Updating a near-infrared multivariate calibration model formed with lab-prepared pharmaceutical tablet types to new tablet types in full production.

Determining active pharmaceutical ingredient (API) tablet concentrations rapidly and efficiently is of great importance to the pharmaceutical industry in order to assure quality control. Using near-infrared (NIR) spectra measured on tablets in conjunction with multivariate calibration has been shown to meet these objectives. However, the calibration is typically developed under one set of conditions (primary conditions) and new tablets are produced under different measurement conditions (secondary conditions). Hence, the accuracy of multivariate calibration is limited due to differences between primary and secondary conditions such as tablet variances (composition, dosage, and production processes and precision), different instruments, and/or new environmental conditions. This study evaluates application of Tikhonov regularization (TR) to update NIR calibration models developed in a controlled primary laboratory setting to predict API tablet concentrations manufactured in full production where conditions and tablets are significantly different than in the laboratory. With just a few new tablets from full production, it is found that TR provides reduced prediction errors by as much as 64% in one situation compared to no model-updating. TR prediction errors are reduced by as much as 51% compared to local centering, another calibration maintenance method. The TR updated primary models are also found to predict as well as a full calibration model formed in the secondary conditions.

Updating a synchronous fluorescence spectroscopic virgin olive oil adulteration calibration to a new geographical region.

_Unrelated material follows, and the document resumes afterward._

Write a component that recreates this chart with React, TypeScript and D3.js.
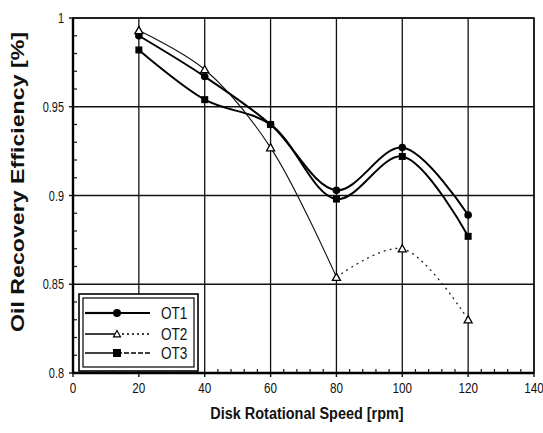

Detecting and quantifying extra virgin olive adulteration is of great importance to the olive oil industry. Many spectroscopic methods in conjunction with multivariate analysis have been used to solve these issues. However, successes to date are limited as calibration models are built to a specific set of geographical regions, growing seasons, cultivars, and oil extraction methods (the composite primary condition). Samples from new geographical regions, growing seasons, etc. (secondary conditions) are not always correctly predicted by the primary model due to different olive oil and/or adulterant compositions stemming from secondary conditions not matching the primary conditions. Three Tikhonov regularization (TR) variants are used in this paper to allow adulterant (sunflower oil) concentration predictions in samples from geographical regions not part of the original primary calibration domain. Of the three TR variants, ridge regression with an additional 2-norm penalty provides the smallest validation sample prediction errors. Although the paper reports on using TR for model updating to predict adulterant oil concentration, the methods should also be applicable to updating models distinguishing adulterated samples from pure extra virgin olive oil. Additionally, the approaches are general and can be used with other spectroscopic methods and adulterants as well as with other agriculture products.